* _TASK DETAILS_
Pick out each line below containing "matplotlib".

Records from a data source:
## Start

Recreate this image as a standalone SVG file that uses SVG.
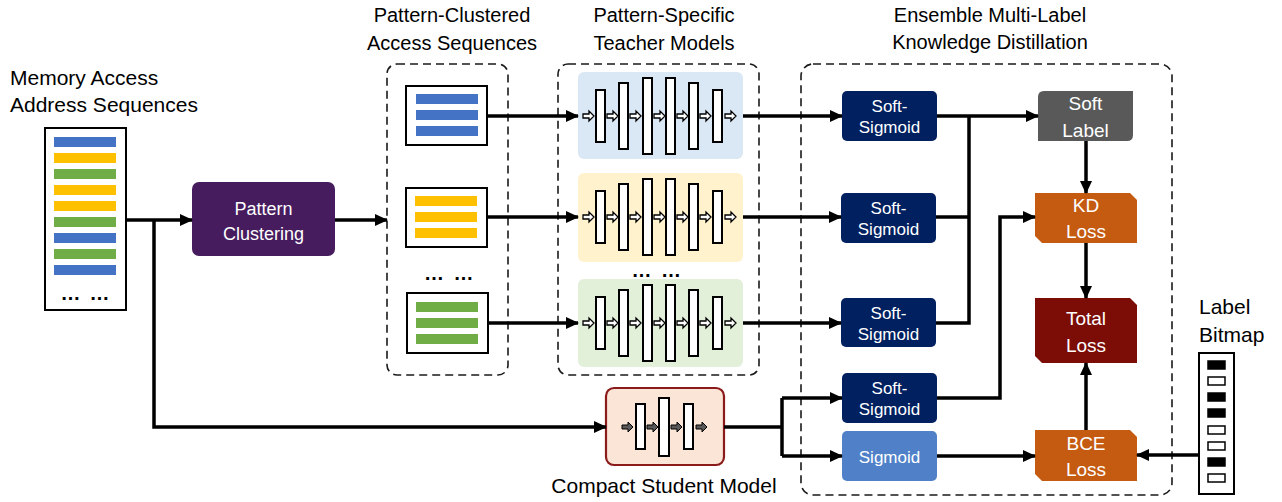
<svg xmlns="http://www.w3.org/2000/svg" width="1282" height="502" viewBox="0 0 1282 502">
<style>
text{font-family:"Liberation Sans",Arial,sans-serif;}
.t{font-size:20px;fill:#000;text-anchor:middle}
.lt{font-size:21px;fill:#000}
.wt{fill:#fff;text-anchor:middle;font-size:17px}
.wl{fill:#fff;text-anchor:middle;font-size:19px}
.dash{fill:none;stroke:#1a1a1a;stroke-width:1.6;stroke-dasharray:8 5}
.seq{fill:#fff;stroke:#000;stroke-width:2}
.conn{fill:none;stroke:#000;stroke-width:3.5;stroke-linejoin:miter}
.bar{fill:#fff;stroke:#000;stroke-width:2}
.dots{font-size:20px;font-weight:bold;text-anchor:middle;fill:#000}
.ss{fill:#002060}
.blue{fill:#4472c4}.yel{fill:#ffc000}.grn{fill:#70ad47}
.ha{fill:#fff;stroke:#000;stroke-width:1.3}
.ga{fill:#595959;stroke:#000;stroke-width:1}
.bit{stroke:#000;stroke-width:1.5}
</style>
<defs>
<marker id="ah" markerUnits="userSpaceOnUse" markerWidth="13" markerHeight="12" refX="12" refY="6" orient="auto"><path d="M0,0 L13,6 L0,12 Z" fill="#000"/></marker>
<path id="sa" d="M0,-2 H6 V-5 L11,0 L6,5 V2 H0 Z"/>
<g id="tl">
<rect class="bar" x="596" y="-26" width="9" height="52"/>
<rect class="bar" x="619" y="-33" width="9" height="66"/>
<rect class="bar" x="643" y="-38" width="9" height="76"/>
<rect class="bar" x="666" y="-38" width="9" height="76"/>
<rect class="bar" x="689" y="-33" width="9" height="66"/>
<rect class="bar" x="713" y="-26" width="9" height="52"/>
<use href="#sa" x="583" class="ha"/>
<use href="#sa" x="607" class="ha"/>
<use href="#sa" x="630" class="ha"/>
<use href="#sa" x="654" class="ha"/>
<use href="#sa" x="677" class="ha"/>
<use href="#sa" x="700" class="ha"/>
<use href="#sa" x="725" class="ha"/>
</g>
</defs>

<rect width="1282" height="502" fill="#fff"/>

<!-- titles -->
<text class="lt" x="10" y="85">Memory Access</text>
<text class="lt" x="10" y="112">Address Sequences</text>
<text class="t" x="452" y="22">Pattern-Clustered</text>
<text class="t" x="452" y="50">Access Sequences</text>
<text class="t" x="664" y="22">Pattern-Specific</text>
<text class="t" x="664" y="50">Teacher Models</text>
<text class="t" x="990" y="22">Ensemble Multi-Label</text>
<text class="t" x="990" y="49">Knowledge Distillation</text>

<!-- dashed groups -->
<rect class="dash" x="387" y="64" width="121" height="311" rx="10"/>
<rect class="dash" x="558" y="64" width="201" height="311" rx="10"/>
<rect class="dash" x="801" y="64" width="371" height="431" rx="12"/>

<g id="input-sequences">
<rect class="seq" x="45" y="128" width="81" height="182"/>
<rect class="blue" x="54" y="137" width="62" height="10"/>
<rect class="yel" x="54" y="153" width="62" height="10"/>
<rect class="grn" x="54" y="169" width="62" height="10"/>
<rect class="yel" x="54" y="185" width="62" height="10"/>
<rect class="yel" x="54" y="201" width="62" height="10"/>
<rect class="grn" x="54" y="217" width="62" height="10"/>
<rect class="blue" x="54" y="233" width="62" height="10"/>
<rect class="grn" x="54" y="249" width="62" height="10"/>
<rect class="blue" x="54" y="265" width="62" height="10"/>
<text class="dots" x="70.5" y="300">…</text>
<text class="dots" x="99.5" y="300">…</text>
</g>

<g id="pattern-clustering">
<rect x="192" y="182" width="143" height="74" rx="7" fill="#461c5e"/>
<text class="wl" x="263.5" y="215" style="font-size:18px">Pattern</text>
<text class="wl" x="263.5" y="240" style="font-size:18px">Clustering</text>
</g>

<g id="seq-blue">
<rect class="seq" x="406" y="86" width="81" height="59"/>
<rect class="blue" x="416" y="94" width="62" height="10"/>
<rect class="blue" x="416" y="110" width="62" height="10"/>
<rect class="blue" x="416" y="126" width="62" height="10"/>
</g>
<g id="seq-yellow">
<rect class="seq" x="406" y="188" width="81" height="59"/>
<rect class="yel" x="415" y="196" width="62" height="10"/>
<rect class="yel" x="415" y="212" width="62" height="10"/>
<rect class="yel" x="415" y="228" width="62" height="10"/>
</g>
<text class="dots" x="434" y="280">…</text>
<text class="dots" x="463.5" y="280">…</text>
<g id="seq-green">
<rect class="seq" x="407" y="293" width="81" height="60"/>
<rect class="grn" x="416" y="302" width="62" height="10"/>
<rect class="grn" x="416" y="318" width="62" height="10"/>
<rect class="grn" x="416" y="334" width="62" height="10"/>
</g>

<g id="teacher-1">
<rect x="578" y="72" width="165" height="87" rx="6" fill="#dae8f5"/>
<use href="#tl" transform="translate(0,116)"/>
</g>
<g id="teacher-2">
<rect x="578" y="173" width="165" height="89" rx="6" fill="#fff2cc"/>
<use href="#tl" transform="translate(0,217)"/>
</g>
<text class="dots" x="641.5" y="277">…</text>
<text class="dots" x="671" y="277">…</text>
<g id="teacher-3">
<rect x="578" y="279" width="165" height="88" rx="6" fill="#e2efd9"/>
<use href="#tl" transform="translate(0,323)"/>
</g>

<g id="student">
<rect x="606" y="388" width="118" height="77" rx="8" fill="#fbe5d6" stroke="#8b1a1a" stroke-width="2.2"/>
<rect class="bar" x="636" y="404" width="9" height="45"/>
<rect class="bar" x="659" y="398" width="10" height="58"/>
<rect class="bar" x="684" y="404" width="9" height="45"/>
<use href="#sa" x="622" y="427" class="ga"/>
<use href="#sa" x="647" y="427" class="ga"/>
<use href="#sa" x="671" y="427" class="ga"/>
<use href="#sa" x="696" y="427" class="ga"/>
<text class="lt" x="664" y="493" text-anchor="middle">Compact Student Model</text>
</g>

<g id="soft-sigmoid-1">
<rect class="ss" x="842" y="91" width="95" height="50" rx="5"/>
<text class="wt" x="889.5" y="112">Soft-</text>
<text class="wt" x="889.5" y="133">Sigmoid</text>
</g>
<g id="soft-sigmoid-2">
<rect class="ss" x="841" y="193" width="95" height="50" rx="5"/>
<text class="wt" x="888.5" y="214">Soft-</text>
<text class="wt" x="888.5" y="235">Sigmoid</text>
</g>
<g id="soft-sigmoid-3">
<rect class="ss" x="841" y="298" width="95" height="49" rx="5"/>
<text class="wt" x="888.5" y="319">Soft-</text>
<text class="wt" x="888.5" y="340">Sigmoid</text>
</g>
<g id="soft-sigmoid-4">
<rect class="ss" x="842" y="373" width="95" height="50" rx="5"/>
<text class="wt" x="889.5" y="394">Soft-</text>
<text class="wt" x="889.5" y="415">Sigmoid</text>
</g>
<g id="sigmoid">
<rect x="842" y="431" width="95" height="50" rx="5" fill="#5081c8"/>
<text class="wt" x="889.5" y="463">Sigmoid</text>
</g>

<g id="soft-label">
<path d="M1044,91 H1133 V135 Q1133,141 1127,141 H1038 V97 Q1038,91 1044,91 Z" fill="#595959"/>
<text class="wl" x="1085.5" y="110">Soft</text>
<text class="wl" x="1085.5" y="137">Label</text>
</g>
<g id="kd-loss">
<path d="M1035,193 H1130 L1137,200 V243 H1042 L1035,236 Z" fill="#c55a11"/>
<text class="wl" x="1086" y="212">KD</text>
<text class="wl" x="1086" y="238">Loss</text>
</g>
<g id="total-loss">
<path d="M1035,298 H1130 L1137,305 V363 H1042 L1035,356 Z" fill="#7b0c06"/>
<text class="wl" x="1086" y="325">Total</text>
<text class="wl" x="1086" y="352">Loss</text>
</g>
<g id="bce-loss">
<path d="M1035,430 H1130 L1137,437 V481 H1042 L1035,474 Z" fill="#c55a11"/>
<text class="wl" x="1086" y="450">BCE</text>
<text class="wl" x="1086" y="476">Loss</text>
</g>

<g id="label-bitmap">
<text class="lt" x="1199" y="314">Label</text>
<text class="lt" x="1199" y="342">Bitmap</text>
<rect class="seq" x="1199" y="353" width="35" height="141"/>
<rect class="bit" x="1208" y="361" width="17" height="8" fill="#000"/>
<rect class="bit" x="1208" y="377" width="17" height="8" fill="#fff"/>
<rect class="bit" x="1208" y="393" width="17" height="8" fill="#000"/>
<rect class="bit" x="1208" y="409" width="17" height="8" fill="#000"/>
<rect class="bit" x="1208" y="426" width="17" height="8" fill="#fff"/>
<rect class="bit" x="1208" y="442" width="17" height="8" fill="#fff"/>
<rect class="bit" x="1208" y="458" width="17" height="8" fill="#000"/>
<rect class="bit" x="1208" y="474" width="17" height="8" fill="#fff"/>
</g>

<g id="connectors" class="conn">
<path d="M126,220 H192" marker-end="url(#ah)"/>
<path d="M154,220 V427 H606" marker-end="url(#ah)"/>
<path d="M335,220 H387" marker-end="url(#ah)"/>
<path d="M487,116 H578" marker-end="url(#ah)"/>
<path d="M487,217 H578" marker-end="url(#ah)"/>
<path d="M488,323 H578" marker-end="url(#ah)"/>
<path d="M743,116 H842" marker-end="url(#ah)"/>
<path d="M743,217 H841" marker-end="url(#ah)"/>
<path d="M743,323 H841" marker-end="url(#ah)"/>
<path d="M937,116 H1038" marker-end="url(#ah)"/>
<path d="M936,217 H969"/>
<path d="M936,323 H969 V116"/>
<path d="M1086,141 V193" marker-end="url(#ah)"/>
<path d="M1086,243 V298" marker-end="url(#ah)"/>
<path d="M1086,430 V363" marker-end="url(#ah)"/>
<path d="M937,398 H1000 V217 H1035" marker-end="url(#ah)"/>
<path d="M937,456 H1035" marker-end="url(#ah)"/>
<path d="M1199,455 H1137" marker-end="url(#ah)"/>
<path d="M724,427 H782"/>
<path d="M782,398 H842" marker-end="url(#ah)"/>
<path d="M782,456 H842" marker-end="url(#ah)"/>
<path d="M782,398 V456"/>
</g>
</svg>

## End
## Start

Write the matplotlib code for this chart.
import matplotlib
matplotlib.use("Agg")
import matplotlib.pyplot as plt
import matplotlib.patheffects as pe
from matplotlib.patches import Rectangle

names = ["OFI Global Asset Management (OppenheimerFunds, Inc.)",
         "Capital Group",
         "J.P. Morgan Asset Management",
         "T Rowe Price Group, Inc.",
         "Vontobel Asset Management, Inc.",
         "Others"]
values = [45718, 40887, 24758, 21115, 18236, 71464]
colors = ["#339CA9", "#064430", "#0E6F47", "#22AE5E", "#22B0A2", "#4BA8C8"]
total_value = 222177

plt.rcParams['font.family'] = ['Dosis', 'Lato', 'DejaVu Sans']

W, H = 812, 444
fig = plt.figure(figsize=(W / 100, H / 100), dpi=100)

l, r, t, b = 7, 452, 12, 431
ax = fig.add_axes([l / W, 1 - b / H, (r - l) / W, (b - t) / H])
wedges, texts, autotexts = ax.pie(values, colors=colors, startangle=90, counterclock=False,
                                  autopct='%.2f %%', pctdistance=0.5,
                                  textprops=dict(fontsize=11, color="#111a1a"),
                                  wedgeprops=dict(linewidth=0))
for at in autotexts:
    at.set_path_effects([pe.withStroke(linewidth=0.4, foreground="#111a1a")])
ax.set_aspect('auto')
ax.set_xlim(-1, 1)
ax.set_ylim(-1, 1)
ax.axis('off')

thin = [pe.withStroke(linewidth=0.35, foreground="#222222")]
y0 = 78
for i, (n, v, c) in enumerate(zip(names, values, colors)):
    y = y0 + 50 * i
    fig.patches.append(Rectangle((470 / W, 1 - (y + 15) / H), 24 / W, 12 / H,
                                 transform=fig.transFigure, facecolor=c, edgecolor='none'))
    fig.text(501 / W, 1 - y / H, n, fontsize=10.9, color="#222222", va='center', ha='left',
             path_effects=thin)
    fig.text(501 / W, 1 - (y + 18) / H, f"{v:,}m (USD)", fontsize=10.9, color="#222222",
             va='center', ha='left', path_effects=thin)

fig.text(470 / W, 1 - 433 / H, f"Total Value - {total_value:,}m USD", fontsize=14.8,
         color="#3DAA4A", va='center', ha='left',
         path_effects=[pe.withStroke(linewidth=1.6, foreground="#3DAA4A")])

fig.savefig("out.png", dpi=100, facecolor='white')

## End

* _COMPLETE OUTPUT_
Write the matplotlib code for this chart.
import matplotlib
matplotlib.use("Agg")
import matplotlib.pyplot as plt
import matplotlib.patheffects as pe
from matplotlib.patches import Rectangle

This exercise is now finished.